**TASK DESCRIPTION:** Look through the lines below and state how many hold the word "React". Write only the number.

++++

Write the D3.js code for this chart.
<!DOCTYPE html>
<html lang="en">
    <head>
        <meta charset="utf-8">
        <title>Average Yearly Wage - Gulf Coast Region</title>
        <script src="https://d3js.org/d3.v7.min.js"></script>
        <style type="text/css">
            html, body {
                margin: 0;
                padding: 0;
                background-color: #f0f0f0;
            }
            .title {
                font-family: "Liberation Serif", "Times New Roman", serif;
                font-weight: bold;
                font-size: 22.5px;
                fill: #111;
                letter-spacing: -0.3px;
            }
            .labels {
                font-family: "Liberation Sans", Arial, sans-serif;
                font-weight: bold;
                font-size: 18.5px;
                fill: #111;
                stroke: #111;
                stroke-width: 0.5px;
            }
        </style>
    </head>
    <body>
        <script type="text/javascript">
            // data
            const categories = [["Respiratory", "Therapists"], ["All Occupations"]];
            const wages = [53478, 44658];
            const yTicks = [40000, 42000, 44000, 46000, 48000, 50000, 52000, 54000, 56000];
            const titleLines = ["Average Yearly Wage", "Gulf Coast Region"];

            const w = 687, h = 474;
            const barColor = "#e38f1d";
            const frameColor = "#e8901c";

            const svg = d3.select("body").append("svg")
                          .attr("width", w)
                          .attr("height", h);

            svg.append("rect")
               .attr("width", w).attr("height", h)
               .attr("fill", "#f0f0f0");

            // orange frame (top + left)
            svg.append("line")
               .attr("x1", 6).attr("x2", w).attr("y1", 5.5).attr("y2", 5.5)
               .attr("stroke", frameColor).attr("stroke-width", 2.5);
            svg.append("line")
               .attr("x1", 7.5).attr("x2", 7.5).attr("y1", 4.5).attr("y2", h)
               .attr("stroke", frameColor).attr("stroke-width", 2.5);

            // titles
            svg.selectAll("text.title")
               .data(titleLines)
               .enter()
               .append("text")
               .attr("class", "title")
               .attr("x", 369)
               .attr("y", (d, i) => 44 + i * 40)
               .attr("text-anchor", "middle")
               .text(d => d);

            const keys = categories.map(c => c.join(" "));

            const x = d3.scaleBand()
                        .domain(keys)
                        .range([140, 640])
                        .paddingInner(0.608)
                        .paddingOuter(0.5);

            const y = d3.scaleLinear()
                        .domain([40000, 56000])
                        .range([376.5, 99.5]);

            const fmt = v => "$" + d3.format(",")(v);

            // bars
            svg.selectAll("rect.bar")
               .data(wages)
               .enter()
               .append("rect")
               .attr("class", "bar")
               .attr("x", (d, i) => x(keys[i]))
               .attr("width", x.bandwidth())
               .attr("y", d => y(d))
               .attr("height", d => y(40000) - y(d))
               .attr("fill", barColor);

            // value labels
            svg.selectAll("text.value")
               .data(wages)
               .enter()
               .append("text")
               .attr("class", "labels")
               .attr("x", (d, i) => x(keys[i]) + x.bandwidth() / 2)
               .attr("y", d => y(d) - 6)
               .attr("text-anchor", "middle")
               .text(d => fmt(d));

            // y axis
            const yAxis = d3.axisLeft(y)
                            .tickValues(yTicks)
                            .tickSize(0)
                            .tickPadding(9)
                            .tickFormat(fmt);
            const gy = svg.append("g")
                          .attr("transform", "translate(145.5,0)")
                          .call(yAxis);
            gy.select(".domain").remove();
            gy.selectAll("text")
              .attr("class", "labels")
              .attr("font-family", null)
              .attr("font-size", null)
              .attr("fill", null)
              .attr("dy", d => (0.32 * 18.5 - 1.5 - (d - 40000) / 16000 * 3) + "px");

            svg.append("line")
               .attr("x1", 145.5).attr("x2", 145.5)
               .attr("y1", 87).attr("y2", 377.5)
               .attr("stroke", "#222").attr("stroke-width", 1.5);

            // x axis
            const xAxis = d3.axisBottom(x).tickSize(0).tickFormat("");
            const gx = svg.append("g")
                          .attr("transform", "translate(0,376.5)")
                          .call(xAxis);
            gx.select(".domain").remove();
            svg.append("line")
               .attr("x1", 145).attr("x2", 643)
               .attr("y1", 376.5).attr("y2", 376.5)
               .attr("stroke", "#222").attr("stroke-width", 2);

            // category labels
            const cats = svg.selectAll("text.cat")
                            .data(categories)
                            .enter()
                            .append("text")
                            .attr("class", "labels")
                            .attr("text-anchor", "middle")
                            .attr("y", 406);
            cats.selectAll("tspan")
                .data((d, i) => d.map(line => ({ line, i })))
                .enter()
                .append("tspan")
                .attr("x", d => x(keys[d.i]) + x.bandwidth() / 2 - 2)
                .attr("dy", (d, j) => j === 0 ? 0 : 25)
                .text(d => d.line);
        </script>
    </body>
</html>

++++

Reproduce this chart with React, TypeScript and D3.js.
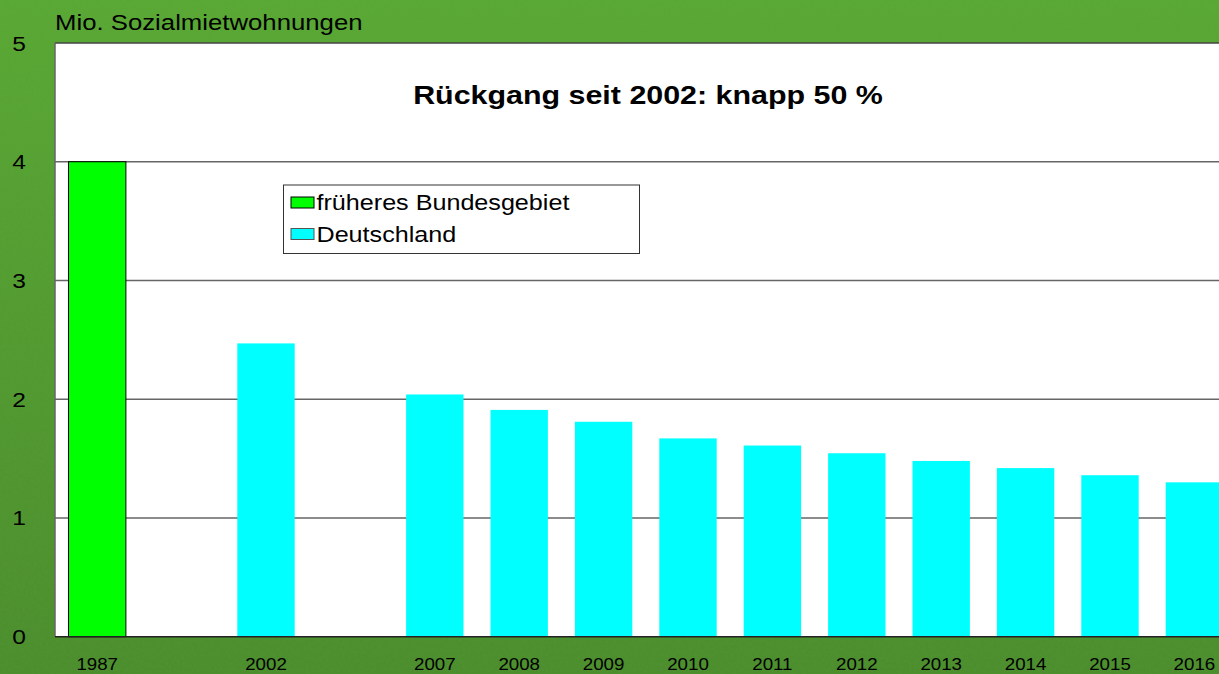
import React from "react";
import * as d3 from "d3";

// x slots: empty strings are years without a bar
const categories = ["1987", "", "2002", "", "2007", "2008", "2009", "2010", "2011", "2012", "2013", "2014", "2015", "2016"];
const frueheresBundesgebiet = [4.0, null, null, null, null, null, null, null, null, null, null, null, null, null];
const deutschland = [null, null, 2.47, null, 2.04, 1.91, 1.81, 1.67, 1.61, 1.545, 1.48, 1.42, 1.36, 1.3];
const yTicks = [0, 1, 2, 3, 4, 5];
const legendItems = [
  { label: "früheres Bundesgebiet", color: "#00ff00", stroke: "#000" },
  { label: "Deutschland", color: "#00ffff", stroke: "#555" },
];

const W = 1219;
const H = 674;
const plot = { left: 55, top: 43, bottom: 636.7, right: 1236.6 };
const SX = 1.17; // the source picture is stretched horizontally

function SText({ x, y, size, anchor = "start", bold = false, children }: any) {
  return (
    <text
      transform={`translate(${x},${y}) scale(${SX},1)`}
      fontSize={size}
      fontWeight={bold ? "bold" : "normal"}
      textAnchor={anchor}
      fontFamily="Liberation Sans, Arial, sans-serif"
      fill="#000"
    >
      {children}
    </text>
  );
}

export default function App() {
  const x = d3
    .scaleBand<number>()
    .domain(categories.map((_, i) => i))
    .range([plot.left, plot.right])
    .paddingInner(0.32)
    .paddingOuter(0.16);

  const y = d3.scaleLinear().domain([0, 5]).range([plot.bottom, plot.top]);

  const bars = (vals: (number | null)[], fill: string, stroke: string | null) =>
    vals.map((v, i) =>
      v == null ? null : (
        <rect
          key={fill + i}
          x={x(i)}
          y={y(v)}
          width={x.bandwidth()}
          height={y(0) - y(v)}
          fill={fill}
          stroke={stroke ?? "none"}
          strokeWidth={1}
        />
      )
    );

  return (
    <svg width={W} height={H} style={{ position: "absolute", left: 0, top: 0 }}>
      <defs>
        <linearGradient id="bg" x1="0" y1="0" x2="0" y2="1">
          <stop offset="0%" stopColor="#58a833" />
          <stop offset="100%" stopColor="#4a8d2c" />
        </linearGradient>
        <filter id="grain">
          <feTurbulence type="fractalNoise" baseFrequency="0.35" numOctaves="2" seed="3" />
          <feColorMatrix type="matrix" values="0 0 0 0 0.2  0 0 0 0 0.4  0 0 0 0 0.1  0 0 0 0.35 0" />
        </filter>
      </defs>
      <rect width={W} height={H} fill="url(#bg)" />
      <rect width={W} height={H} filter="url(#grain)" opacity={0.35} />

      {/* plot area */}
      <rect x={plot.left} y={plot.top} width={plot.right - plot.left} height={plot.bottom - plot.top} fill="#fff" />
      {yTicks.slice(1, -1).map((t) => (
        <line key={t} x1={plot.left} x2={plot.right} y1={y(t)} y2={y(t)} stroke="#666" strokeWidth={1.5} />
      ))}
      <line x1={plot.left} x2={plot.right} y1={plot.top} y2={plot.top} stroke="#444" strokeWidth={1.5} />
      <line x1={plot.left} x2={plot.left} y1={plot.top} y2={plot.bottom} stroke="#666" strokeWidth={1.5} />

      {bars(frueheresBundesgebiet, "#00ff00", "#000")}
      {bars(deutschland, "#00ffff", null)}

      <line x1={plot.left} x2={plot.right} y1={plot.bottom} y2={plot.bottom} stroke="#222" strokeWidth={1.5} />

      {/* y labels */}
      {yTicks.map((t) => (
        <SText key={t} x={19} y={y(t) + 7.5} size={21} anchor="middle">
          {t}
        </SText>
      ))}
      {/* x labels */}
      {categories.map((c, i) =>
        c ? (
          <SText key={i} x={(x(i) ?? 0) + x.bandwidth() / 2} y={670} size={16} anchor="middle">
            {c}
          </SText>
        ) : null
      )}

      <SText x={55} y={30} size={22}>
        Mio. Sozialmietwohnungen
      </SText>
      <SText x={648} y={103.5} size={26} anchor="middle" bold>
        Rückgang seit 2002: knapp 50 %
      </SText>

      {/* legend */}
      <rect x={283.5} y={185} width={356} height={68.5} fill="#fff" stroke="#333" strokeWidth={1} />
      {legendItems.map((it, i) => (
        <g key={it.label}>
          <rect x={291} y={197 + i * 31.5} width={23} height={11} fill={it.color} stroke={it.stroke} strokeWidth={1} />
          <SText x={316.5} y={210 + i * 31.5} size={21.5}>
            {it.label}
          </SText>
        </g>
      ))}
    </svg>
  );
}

++++

**SOLUTION TO THE PROBLEM:** 2